Frankreich zählt mehr als 1.000 antichristliche Straftaten im Jahr
Was gab es noch neben Bränden, Friedhofsschändungen und Graffiti-Schmierereien? Zum Beispiel Angriffe auf christliche Statuen, wenn zum Beispiel erst Ende Juni eine Marienstatue im südfranzösischen Sumène zerschlagen wurde. In der Charente im Südwesten des Landes wurde zusätzlich noch ein Bildnis der Nationalheiligen Jeanne d’Arc attackiert. Am 20. Juli schließlich enthauptete ein Unbekannter eine Marienstatue in Montaud bei Montpellier. Der Bürgermeister zitierte Gustave Flaubert mit dem Satz: »Die Erde hat ihre Grenzen, doch die menschliche Dummheit ist unendlich.«
Schließlich gibt es auch Taten, die zwischen Einbruch, Sachbeschädigung und Blasphemie schwanken: Ende Mai dieses Jahres wurde in einem Dorf in der Champagne der Spendenengel zertrümmert vor der Kirche aufgefunden. In Tarn-et-Garonne wurde gar das Tabernakel einer Kirche aufgebrochen und die Hostien im Raum verstreut. Dass sich die Mehrzahl dieser Vergehen eindeutig gegen die Kirche und die Christen in Frankreich wenden, scheint überdeutlich. Insgesamt kam das französische Innenministerium in den letzten Jahren auf jeweils mehr als 1.000 antichristliche Straftaten pro Jahr. Dem stehen, beispielsweise im Jahr 2018, 541 antisemitische Taten, aber nur 100 antimuslimische gegenüber.
Die Konzentration auf die Monate Mai und Juni diesen Jahres deutet das Ausmaß des Problems an. Wie die Spuren von Graffiti an vielen Kirchen zeigen, hat das Phänomen Christianophobie viele Ursprünge und Gesichter. Was die Brände angeht, ist richtig, dass es ebenso technische Defekte und Brände aus Unachtsamkeit gibt. Im Grunde ist aber jeder Kirchenbrand einer aus Unachtsamkeit. Denn eigentlich sollten Gebäude wie die Kathedralen Frankreichs – ebenso wie Kirchen in aller Welt – einen besonderen Schutz und allgemeinen Respekt erfahren, die allzu große Nachlässigkeit im Umgang mit ihnen verhindert.
Man muss übrigens nicht so weit in die Ferne schweifen, um Angriffe auf Kirchen zu finden. Am 29. August 2018 bewarfen einige Jugendliche unter »Allahu akbar«-Rufen die Kreuzberger evangelische Simeon-Kirche mit Steinen. Ein Fenster ging zu Bruch.
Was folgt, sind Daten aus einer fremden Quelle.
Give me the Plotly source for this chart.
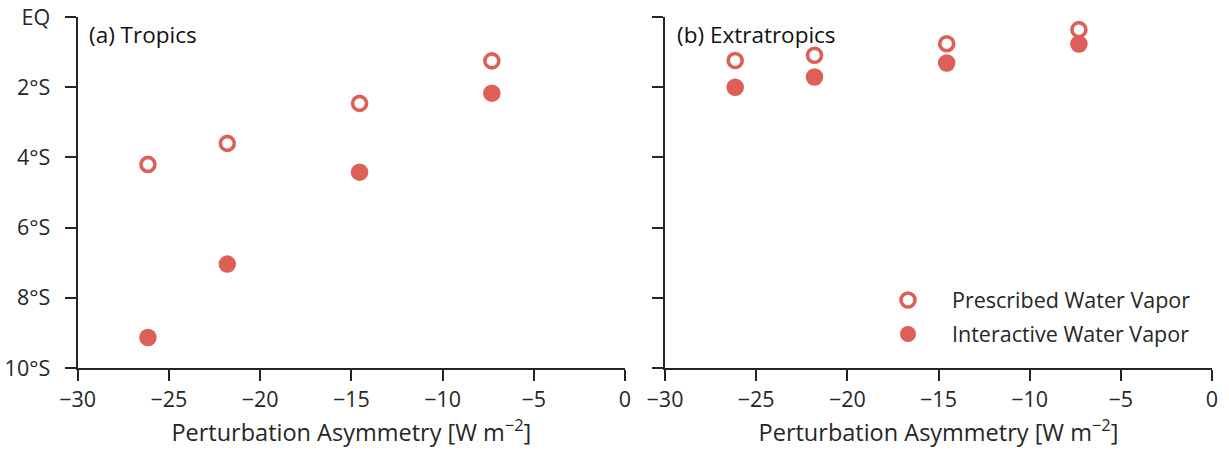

Bezeichnenderweise befand sich hinter der eingeworfenen Fensterscheibe außerdem die sogenannte »Flüchtlingskirche«, laut Eigenaussage ein »Ort des Ankommens« für Migranten. Frei nach Ludwig Eckardt und Johann Gottlieb Fichte könnte man sagen: Das »Nicht-Ich« wirft hier schon wieder die Fenster ein.